» **EXERCISE OBJECTIVE**: Return the number of lines holding "that", with nothing added.

» **Charts and diagrams as code**:

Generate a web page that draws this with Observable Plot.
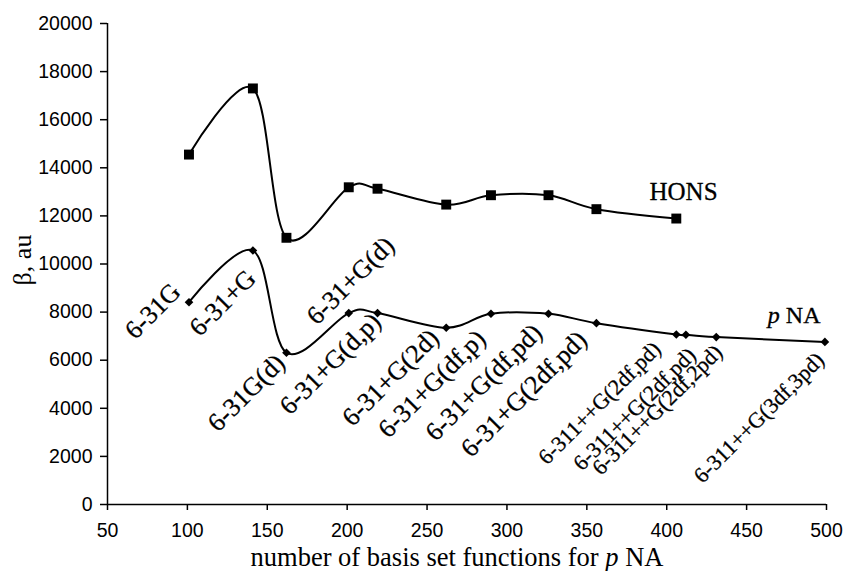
<!DOCTYPE html>
<html><head><meta charset="utf-8">
<script src="https://cdn.jsdelivr.net/npm/d3@7"></script>
<script src="https://cdn.jsdelivr.net/npm/@observablehq/plot@0.6"></script>
<style>body{margin:0;background:#fff}</style>
</head><body><div id="chart"></div>
<script>
// number of basis set functions
const honsX = [101, 141, 162, 201, 219, 262, 290, 326, 356, 406];
const honsBeta = [14550, 17300, 11090, 13190, 13130, 12470, 12860, 12860, 12280, 11890];
const pnaX = [101, 141, 162, 201, 219, 262, 290, 326, 356, 406, 412, 431, 499];
const pnaBeta = [8410, 10560, 6310, 7960, 7960, 7350, 7930, 7930, 7540, 7070, 7060, 6960, 6760];
const basisLabels = ["6-31G", "6-31+G", "6-31G(d)", "6-31+G(d)", "6-31+G(d,p)", "6-31+G(2d)",
  "6-31+G(df,p)", "6-31+G(df,pd)", "6-31+G(2df,pd)", "6-311++G(2df,pd)", "6-311++G(2df,pd)",
  "6-311++G(2df,2pd)", "6-311++G(3df,3pd)"];
// label anchor (end of text) in data units
const labelX = [96.7, 143.7, 162, 230.5, 222.1, 258.4, 287.6, 323, 351, 397.1, 419, 435.7, 499.3];
const labelY = [8770, 9330, 5820, 10700, 7530, 6860, 6820, 7070, 6780, 6400, 6150, 6280, 5950];
const xTicks = [50, 100, 150, 200, 250, 300, 350, 400, 450, 500];
const yTicks = [0, 2000, 4000, 6000, 8000, 10000, 12000, 14000, 16000, 18000, 20000];

const hons = honsX.map((x, i) => ({x, y: honsBeta[i]}));
const pna = pnaX.map((x, i) => ({x, y: pnaBeta[i]}));
const labels = basisLabels.map((t, i) => ({t, x: labelX[i], y: labelY[i], i}));

const serif = "'Liberation Serif', 'Times New Roman', serif";

const plot = Plot.plot({
  width: 845, height: 571,
  marginLeft: 107, marginRight: 19, marginTop: 23, marginBottom: 67,
  style: {fontFamily: "'Liberation Sans', Arial, sans-serif", fontSize: "19.5px", color: "black", background: "white"},
  x: {domain: [50, 500], label: null},
  y: {domain: [0, 20000], label: null},
  marks: [
    Plot.axisX({ticks: xTicks, tickFormat: "d", tickSize: 6, tickPadding: 13, label: null, strokeWidth: 1.5}),
    Plot.axisY({ticks: yTicks, tickFormat: "d", tickSize: 7, tickPadding: 8, label: null, strokeWidth: 1.5}),
    Plot.ruleY([0], {stroke: "black", strokeWidth: 1.5}),
    Plot.ruleX([50], {stroke: "black", strokeWidth: 1.5}),
    Plot.line(hons, {x: "x", y: "y", curve: "cardinal", stroke: "black", strokeWidth: 2}),
    Plot.dot(hons, {x: "x", y: "y", symbol: "square", r: 5.6, fill: "black", stroke: null}),
    Plot.line(pna, {x: "x", y: "y", curve: "cardinal", stroke: "black", strokeWidth: 2}),
    Plot.dot(pna, {x: "x", y: "y", symbol: "diamond2", r: 3.9, fill: "black", stroke: null}),
    Plot.text(labels, {x: "x", y: "y", text: "t", rotate: -45, textAnchor: "end", lineAnchor: "bottom",
      fontFamily: serif, fontSize: d => d.i < 9 ? 26 : 22, fill: "black", stroke: "black", strokeWidth: 0.3}),
    Plot.text(["HONS"], {x: 389.2, y: 12680, text: d => d, textAnchor: "start", lineAnchor: "bottom",
      fontFamily: serif, fontSize: 25, fill: "black", stroke: "black", strokeWidth: 0.3})
  ]
});

const svg = d3.select(plot);
const sx = plot.scale("x"), sy = plot.scale("y");
// pNA series label with italic p
const pl = svg.append("text")
  .attr("x", sx.apply(463.6)).attr("y", sy.apply(7526))
  .attr("text-anchor", "start")
  .attr("font-family", serif).attr("font-size", 24).attr("fill", "black")
  .attr("stroke", "black").attr("stroke-width", 0.3);
pl.append("tspan").attr("font-style", "italic").text("p");
pl.append("tspan").text(" NA");
// y axis title
svg.append("text")
  .attr("transform", "translate(31,260) rotate(-90)")
  .attr("text-anchor", "middle")
  .attr("font-family", serif).attr("font-size", 26).attr("fill", "black")
  .text("β, au");
// x axis title
const xt = svg.append("text")
  .attr("x", 457).attr("y", 566)
  .attr("text-anchor", "middle")
  .attr("font-family", serif).attr("font-size", 26.5).attr("fill", "black");
xt.append("tspan").text("number of basis set functions for ");
xt.append("tspan").attr("font-style", "italic").text("p");
xt.append("tspan").text(" NA");

document.getElementById("chart").appendChild(plot);
</script>
</body></html>
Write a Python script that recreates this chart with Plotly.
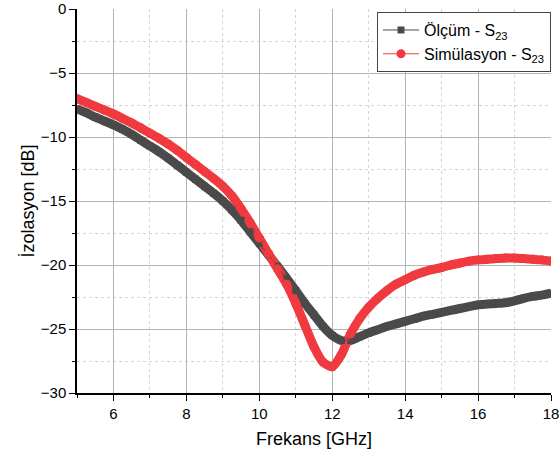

» **RESPONSE**: 2